Ao mesmo tempo em que Demóstenes levava o embate entre as
cidades à beira da guerra, muitos se indagavam: teria Atenas alguma chance
contra a maior potência grega do momento? Poucos acreditavam nisso, e o maior
temor no momento era um ataque mortal contra o maior patrimônio ateniense: sua
democracia.
O medo era tamanho que logo lançaram um censo para saber exatamente
quem tinha direito à cidadania: era resultado do medo de que sua democracia
fosse usada contra seu próprio interesse. Também aproveitaram para aumentar as
penas para quem fosse condenado por agir contra a democracia.
Nesse mesmo compasso, Demóstenes foi enviado a Bizâncio para
reafirmar a aliança entre Atenas e aquela cidade: Bizâncio havia saído da liga
ateniense em 350 a.C., mas Demóstenes pretendia reaproximar as duas cidades,
garantindo assim o abastecimento de Atenas com cereais. Demóstenes foi bem
sucedido em seu intento.
Quando de seu retorno, Demóstenes passou por Eubeia e
conseguiu conter as rebeliões locais. Chegando a Atenas, embora ainda sem
conseguir frear o lado pró-Filipe, Demóstenes foi efusivamente homenageado. Era
agora a maior autoridade ateniense.
Percebendo as manobras perspicazes de Atenas, Filipe lançou
um cerco contra Bizâncio. Agora era oficial: Atenas e Macedônia estavam em
guerra. Contudo, o resultado foi surpreendente: as defesas de Bizâncio, somadas
à esquadra ateniense, forma suficientes para refutar o ataque macedônio. Um
suspiro aliviado foi seguido por reflexões: seria realmente possível a Atenas
vencer a Macedônia?
Pouco após, um terremoto pôs o santuário de Delfos abaixo. Sua
reconstrução o pôs novamente sob o governo de Atenas. Anfissa, cidade mais
próxima do templo, discordando profundamente da atitude de Atenas, levou o
litígio ao conselho de cidades que governavam Delfos. O representante de Atenas
foi Ésquino, que aproveitou o momento culpar Anfissa, acusando-a de sacrilégio.

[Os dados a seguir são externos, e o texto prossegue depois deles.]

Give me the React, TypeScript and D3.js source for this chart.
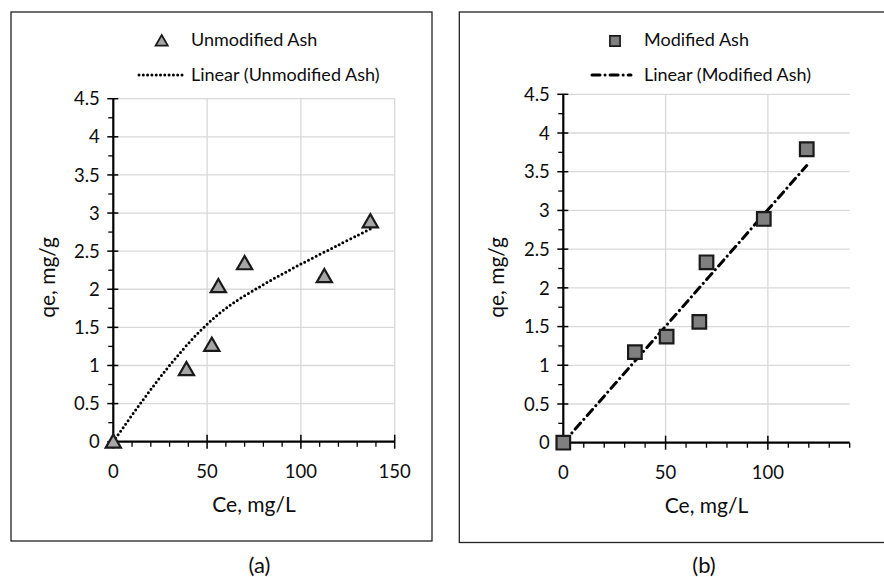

O fato e que Filipe aproveitou a acusação de Ésquilo e pôs-se
a invadir todas duas cidades ao sul: Anfissa e Elateia. Agora Filipe estava a
apenas dois dias de caminhada de Atenas. Aproveitou para enviar um ultimato a
Tebas e à Beócia. Filipe punha Atenas, definitivamente, no Eixo do Mal, ao lado
de quem a apoiasse. Atenas emudeceu de medo. Parecia que o fantasma persa de
século e meio antes ressurgira, mas agora poucos criam na vitória.
Demóstenes foi quem rompeu o silêncio e propôs algo de
acordo com o que vinha pregando até então: apoio a Tebas e oposição a Filipe. Nesse
sentido, foi enviado a Tebas para comunicar que não lutavam sozinhos, pois
Atenas estaria ali, lutando lado a lado.
Tarefa inglória: não foram poucos os momentos em que Atenas
deixou os tebanos sozinhos, no relento, contra adversários mais fortes, como
Esparta. Por que agora fariam frente a Filipe se o alvo era Atenas? Seja como
for, Demóstenes deu um dos seus shows de oratória e conseguiu convencer os
tebanos a fazerem barreira contra a investida macedônia.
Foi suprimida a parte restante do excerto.